Exercise directions: Word for word, quote all of the material, omitting the pictures.

Dataset extract:
┏━━

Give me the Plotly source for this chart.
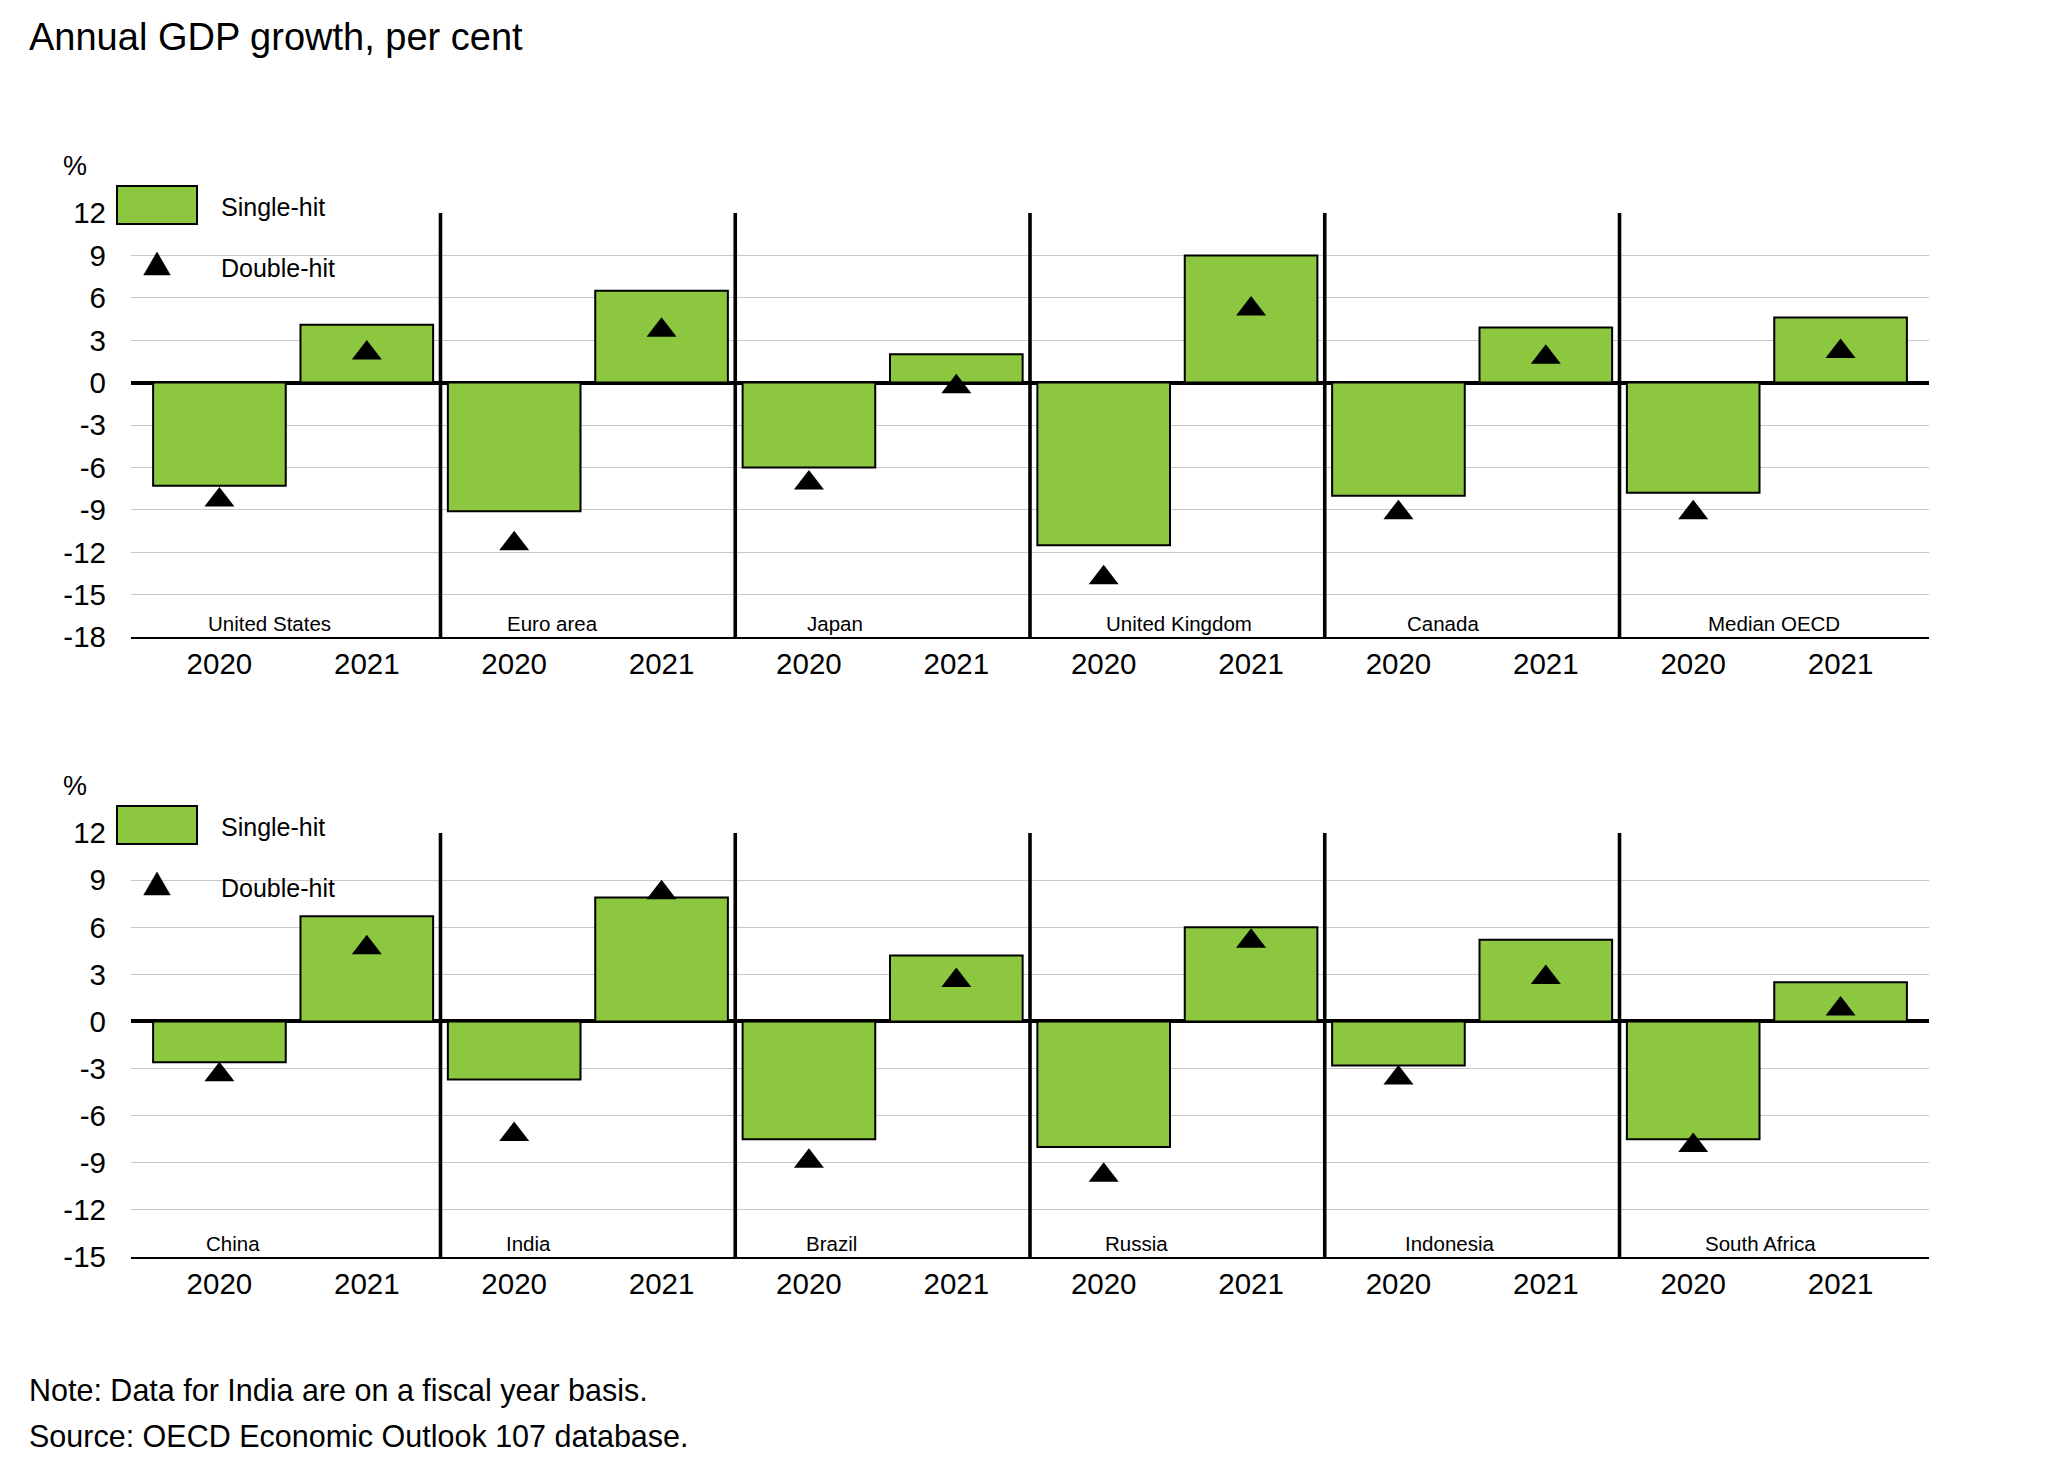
import plotly.graph_objects as go

# ---------------- data ----------------
years = ["2020", "2021"]

top_countries = ["United States", "Euro area", "Japan", "United Kingdom", "Canada", "Median OECD"]
top_single_2020 = [-7.3, -9.1, -6.0, -11.5, -8.0, -7.8]
top_single_2021 = [4.1, 6.5, 2.0, 9.0, 3.9, 4.6]
top_double_2020 = [-8.3, -11.4, -7.1, -13.8, -9.2, -9.2]
top_double_2021 = [2.1, 3.7, -0.3, 5.2, 1.8, 2.2]

bottom_countries = ["China", "India", "Brazil", "Russia", "Indonesia", "South Africa"]
bottom_single_2020 = [-2.6, -3.7, -7.5, -8.0, -2.8, -7.5]
bottom_single_2021 = [6.7, 7.9, 4.2, 6.0, 5.2, 2.5]
bottom_double_2020 = [-3.4, -7.2, -8.9, -9.8, -3.6, -7.9]
bottom_double_2021 = [4.7, 8.2, 2.6, 5.1, 2.8, 0.8]

top_yticks = [12, 9, 6, 3, 0, -3, -6, -9, -12, -15, -18]
bottom_yticks = [12, 9, 6, 3, 0, -3, -6, -9, -12, -15]

title_text = "Annual GDP growth, per cent"
note_text = "Note: Data for India are on a fiscal year basis."
source_text = "Source: OECD Economic Outlook 107 database."
legend_names = ["Single-hit", "Double-hit"]

# ---------------- style / layout ----------------
W, H = 2046, 1457
ML, MR = 131, 117
PW = W - ML - MR
GREEN = "#8DC63F"
GRID = "#c8c8c8"
FONT = "Liberation Sans, Arial, sans-serif"
NARROW = "Liberation Sans Narrow, Arial Narrow, Liberation Sans, sans-serif"

# horizontal nudges of the country captions (relative to group centre)
top_label_dx = [-0.16, -0.24, -0.32, 0.01, -0.20, 0.045]
bottom_label_dx = [-0.41, -0.40, -0.35, -0.28, -0.15, -0.04]


def px_x(px):
    return (px - ML) / PW


def px_y(py):
    return 1 - py / H


panels = [
    dict(countries=top_countries, s20=top_single_2020, s21=top_single_2021,
         d20=top_double_2020, d21=top_double_2021, yticks=top_yticks,
         top=213, bottom=637, dx=top_label_dx, xa="x", ya="y"),
    dict(countries=bottom_countries, s20=bottom_single_2020, s21=bottom_single_2021,
         d20=bottom_double_2020, d21=bottom_double_2021, yticks=bottom_yticks,
         top=833, bottom=1257, dx=bottom_label_dx, xa="x2", ya="y2"),
]

fig = go.Figure()
shapes = []
annotations = []

for p in panels:
    n = len(p["countries"])
    xs, single, double, ticktext = [], [], [], []
    for i in range(n):
        for j, yr in enumerate(years):
            xs.append(2 * i + j)
            single.append(p["s20"][i] if j == 0 else p["s21"][i])
            double.append(p["d20"][i] if j == 0 else p["d21"][i])
            ticktext.append(yr)

    fig.add_trace(go.Bar(
        x=xs, y=single, name=legend_names[0], xaxis=p["xa"], yaxis=p["ya"],
        marker=dict(color=GREEN, line=dict(color="black", width=2)),
        width=0.9, showlegend=False, hoverinfo="y"))
    fig.add_trace(go.Scatter(
        x=xs, y=double, name=legend_names[1], xaxis=p["xa"], yaxis=p["ya"],
        mode="markers", marker=dict(symbol="triangle-up", size=26, color="black"),
        showlegend=False, hoverinfo="y"))

    axis_suffix = "" if p["xa"] == "x" else "2"
    ydom = [px_y(p["bottom"]), px_y(p["top"])]
    fig.layout["xaxis" + axis_suffix] = dict(
        domain=[0, 1], anchor=p["ya"], range=[-0.6, 2 * n - 0.4],
        tickmode="array", tickvals=xs, ticktext=ticktext,
        showgrid=False, zeroline=False, showline=True, linecolor="black", linewidth=1.5,
        ticks="", ticklabelstandoff=0, automargin=False,
        tickfont=dict(family=FONT, size=29.5, color="black"), fixedrange=True)
    fig.layout["yaxis" + axis_suffix] = dict(
        domain=ydom, anchor=p["xa"], range=[min(p["yticks"]), max(p["yticks"])],
        tickmode="array", tickvals=p["yticks"], ticktext=[str(v) for v in p["yticks"]],
        showgrid=True, gridcolor=GRID, gridwidth=1.2,
        zeroline=True, zerolinecolor="black", zerolinewidth=3.5,
        showline=False, ticks="", ticklabelstandoff=24, automargin=False,
        tickfont=dict(family=FONT, size=29.5, color="black"), fixedrange=True)

    # group separators
    for k in range(1, n):
        shapes.append(dict(type="line", xref=p["xa"], yref=p["ya"] + " domain",
                           x0=2 * k - 0.5, x1=2 * k - 0.5, y0=0, y1=1,
                           line=dict(color="black", width=3.6)))
    # country captions
    for i, c in enumerate(p["countries"]):
        annotations.append(dict(text=c, xref=p["xa"], yref=p["ya"] + " domain",
                                x=2 * i + 0.5 + p["dx"][i], y=14 / (p["bottom"] - p["top"]),
                                xanchor="center", yanchor="middle", showarrow=False,
                                font=dict(family=FONT, size=20.5, color="black")))
    # "%" unit label
    t = p["top"]
    annotations.append(dict(text="%", xref="paper", yref="paper", x=px_x(75), y=px_y(t - 47),
                            xanchor="center", yanchor="middle", showarrow=False,
                            font=dict(family=FONT, size=27, color="black")))
    # legend (drawn)
    shapes.append(dict(type="rect", xref="paper", yref="paper",
                       x0=px_x(117), x1=px_x(197), y0=px_y(t + 11), y1=px_y(t - 27),
                       fillcolor=GREEN, line=dict(color="black", width=2), layer="above"))
    ax, ay = 157, t + 39
    path = "M {:.5f},{:.5f} L {:.5f},{:.5f} L {:.5f},{:.5f} Z".format(
        px_x(ax), px_y(ay), px_x(ax - 13.3), px_y(ay + 23), px_x(ax + 13.3), px_y(ay + 23))
    shapes.append(dict(type="path", xref="paper", yref="paper", path=path,
                       fillcolor="black", line=dict(color="black", width=0.5), layer="above"))
    annotations.append(dict(text=legend_names[0], xref="paper", yref="paper",
                            x=px_x(219), y=px_y(t - 6), xanchor="left", yanchor="middle",
                            showarrow=False, font=dict(family=FONT, size=25, color="black")))
    annotations.append(dict(text=legend_names[1], xref="paper", yref="paper",
                            x=px_x(219), y=px_y(t + 55), xanchor="left", yanchor="middle",
                            showarrow=False, font=dict(family=FONT, size=25, color="black")))

# title, note, source
annotations.append(dict(text=title_text, xref="paper", yref="paper", x=px_x(27), y=px_y(37),
                        xanchor="left", yanchor="middle", showarrow=False,
                        font=dict(family=NARROW, size=38, color="black")))
annotations.append(dict(text=note_text, xref="paper", yref="paper", x=px_x(27), y=px_y(1390),
                        xanchor="left", yanchor="middle", showarrow=False,
                        font=dict(family=NARROW, size=30.5, color="black")))
annotations.append(dict(text=source_text, xref="paper", yref="paper", x=px_x(27), y=px_y(1436),
                        xanchor="left", yanchor="middle", showarrow=False,
                        font=dict(family=NARROW, size=30.5, color="black")))

fig.update_layout(
    width=W, height=H, autosize=False,
    margin=dict(l=ML, r=MR, t=0, b=0, pad=0, autoexpand=False),
    paper_bgcolor="white", plot_bgcolor="white",
    bargap=0.1, showlegend=False,
    shapes=shapes, annotations=annotations,
    font=dict(family=FONT, color="black"),
)

fig.write_html("out.html", config={"displayModeBar": False},
               post_script="document.body.style.margin='0';")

┗━━

Response to the exercise:
Give me the Plotly source for this chart.
import plotly.graph_objects as go

# ---------------- data ----------------
years = ["2020", "2021"]

top_countries = ["United States", "Euro area", "Japan", "United Kingdom", "Canada", "Median OECD"]
top_single_2020 = [-7.3, -9.1, -6.0, -11.5, -8.0, -7.8]
top_single_2021 = [4.1, 6.5, 2.0, 9.0, 3.9, 4.6]
top_double_2020 = [-8.3, -11.4, -7.1, -13.8, -9.2, -9.2]
top_double_2021 = [2.1, 3.7, -0.3, 5.2, 1.8, 2.2]

bottom_countries = ["China", "India", "Brazil", "Russia", "Indonesia", "South Africa"]
bottom_single_2020 = [-2.6, -3.7, -7.5, -8.0, -2.8, -7.5]
bottom_single_2021 = [6.7, 7.9, 4.2, 6.0, 5.2, 2.5]
bottom_double_2020 = [-3.4, -7.2, -8.9, -9.8, -3.6, -7.9]
bottom_double_2021 = [4.7, 8.2, 2.6, 5.1, 2.8, 0.8]

top_yticks = [12, 9, 6, 3, 0, -3, -6, -9, -12, -15, -18]
bottom_yticks = [12, 9, 6, 3, 0, -3, -6, -9, -12, -15]

title_text = "Annual GDP growth, per cent"
note_text = "Note: Data for India are on a fiscal year basis."
source_text = "Source: OECD Economic Outlook 107 database."
legend_names = ["Single-hit", "Double-hit"]

# ---------------- style / layout ----------------
W, H = 2046, 1457
ML, MR = 131, 117
PW = W - ML - MR
GREEN = "#8DC63F"
GRID = "#c8c8c8"
FONT = "Liberation Sans, Arial, sans-serif"
NARROW = "Liberation Sans Narrow, Arial Narrow, Liberation Sans, sans-serif"

# horizontal nudges of the country captions (relative to group centre)
top_label_dx = [-0.16, -0.24, -0.32, 0.01, -0.20, 0.045]
bottom_label_dx = [-0.41, -0.40, -0.35, -0.28, -0.15, -0.04]


def px_x(px):
    return (px - ML) / PW


def px_y(py):
    return 1 - py / H


panels = [
    dict(countries=top_countries, s20=top_single_2020, s21=top_single_2021,
         d20=top_double_2020, d21=top_double_2021, yticks=top_yticks,
         top=213, bottom=637, dx=top_label_dx, xa="x", ya="y"),
    dict(countries=bottom_countries, s20=bottom_single_2020, s21=bottom_single_2021,
         d20=bottom_double_2020, d21=bottom_double_2021, yticks=bottom_yticks,
         top=833, bottom=1257, dx=bottom_label_dx, xa="x2", ya="y2"),
]

fig = go.Figure()
shapes = []
annotations = []

for p in panels:
    n = len(p["countries"])
    xs, single, double, ticktext = [], [], [], []
    for i in range(n):
        for j, yr in enumerate(years):
            xs.append(2 * i + j)
            single.append(p["s20"][i] if j == 0 else p["s21"][i])
            double.append(p["d20"][i] if j == 0 else p["d21"][i])
            ticktext.append(yr)

    fig.add_trace(go.Bar(
        x=xs, y=single, name=legend_names[0], xaxis=p["xa"], yaxis=p["ya"],
        marker=dict(color=GREEN, line=dict(color="black", width=2)),
        width=0.9, showlegend=False, hoverinfo="y"))
    fig.add_trace(go.Scatter(
        x=xs, y=double, name=legend_names[1], xaxis=p["xa"], yaxis=p["ya"],
        mode="markers", marker=dict(symbol="triangle-up", size=26, color="black"),
        showlegend=False, hoverinfo="y"))

    axis_suffix = "" if p["xa"] == "x" else "2"
    ydom = [px_y(p["bottom"]), px_y(p["top"])]
    fig.layout["xaxis" + axis_suffix] = dict(
        domain=[0, 1], anchor=p["ya"], range=[-0.6, 2 * n - 0.4],
        tickmode="array", tickvals=xs, ticktext=ticktext,
        showgrid=False, zeroline=False, showline=True, linecolor="black", linewidth=1.5,
        ticks="", ticklabelstandoff=0, automargin=False,
        tickfont=dict(family=FONT, size=29.5, color="black"), fixedrange=True)
    fig.layout["yaxis" + axis_suffix] = dict(
        domain=ydom, anchor=p["xa"], range=[min(p["yticks"]), max(p["yticks"])],
        tickmode="array", tickvals=p["yticks"], ticktext=[str(v) for v in p["yticks"]],
        showgrid=True, gridcolor=GRID, gridwidth=1.2,
        zeroline=True, zerolinecolor="black", zerolinewidth=3.5,
        showline=False, ticks="", ticklabelstandoff=24, automargin=False,
        tickfont=dict(family=FONT, size=29.5, color="black"), fixedrange=True)

    # group separators
    for k in range(1, n):
        shapes.append(dict(type="line", xref=p["xa"], yref=p["ya"] + " domain",
                           x0=2 * k - 0.5, x1=2 * k - 0.5, y0=0, y1=1,
                           line=dict(color="black", width=3.6)))
    # country captions
    for i, c in enumerate(p["countries"]):
        annotations.append(dict(text=c, xref=p["xa"], yref=p["ya"] + " domain",
                                x=2 * i + 0.5 + p["dx"][i], y=14 / (p["bottom"] - p["top"]),
                                xanchor="center", yanchor="middle", showarrow=False,
                                font=dict(family=FONT, size=20.5, color="black")))
    # "%" unit label
    t = p["top"]
    annotations.append(dict(text="%", xref="paper", yref="paper", x=px_x(75), y=px_y(t - 47),
                            xanchor="center", yanchor="middle", showarrow=False,
                            font=dict(family=FONT, size=27, color="black")))
    # legend (drawn)
    shapes.append(dict(type="rect", xref="paper", yref="paper",
                       x0=px_x(117), x1=px_x(197), y0=px_y(t + 11), y1=px_y(t - 27),
                       fillcolor=GREEN, line=dict(color="black", width=2), layer="above"))
    ax, ay = 157, t + 39
    path = "M {:.5f},{:.5f} L {:.5f},{:.5f} L {:.5f},{:.5f} Z".format(
        px_x(ax), px_y(ay), px_x(ax - 13.3), px_y(ay + 23), px_x(ax + 13.3), px_y(ay + 23))
    shapes.append(dict(type="path", xref="paper", yref="paper", path=path,
                       fillcolor="black", line=dict(color="black", width=0.5), layer="above"))
    annotations.append(dict(text=legend_names[0], xref="paper", yref="paper",
                            x=px_x(219), y=px_y(t - 6), xanchor="left", yanchor="middle",
                            showarrow=False, font=dict(family=FONT, size=25, color="black")))
    annotations.append(dict(text=legend_names[1], xref="paper", yref="paper",
                            x=px_x(219), y=px_y(t + 55), xanchor="left", yanchor="middle",
                            showarrow=False, font=dict(family=FONT, size=25, color="black")))

# title, note, source
annotations.append(dict(text=title_text, xref="paper", yref="paper", x=px_x(27), y=px_y(37),
                        xanchor="left", yanchor="middle", showarrow=False,
                        font=dict(family=NARROW, size=38, color="black")))
annotations.append(dict(text=note_text, xref="paper", yref="paper", x=px_x(27), y=px_y(1390),
                        xanchor="left", yanchor="middle", showarrow=False,
                        font=dict(family=NARROW, size=30.5, color="black")))
annotations.append(dict(text=source_text, xref="paper", yref="paper", x=px_x(27), y=px_y(1436),
                        xanchor="left", yanchor="middle", showarrow=False,
                        font=dict(family=NARROW, size=30.5, color="black")))

fig.update_layout(
    width=W, height=H, autosize=False,
    margin=dict(l=ML, r=MR, t=0, b=0, pad=0, autoexpand=False),
    paper_bgcolor="white", plot_bgcolor="white",
    bargap=0.1, showlegend=False,
    shapes=shapes, annotations=annotations,
    font=dict(family=FONT, color="black"),
)

fig.write_html("out.html", config={"displayModeBar": False},
               post_script="document.body.style.margin='0';")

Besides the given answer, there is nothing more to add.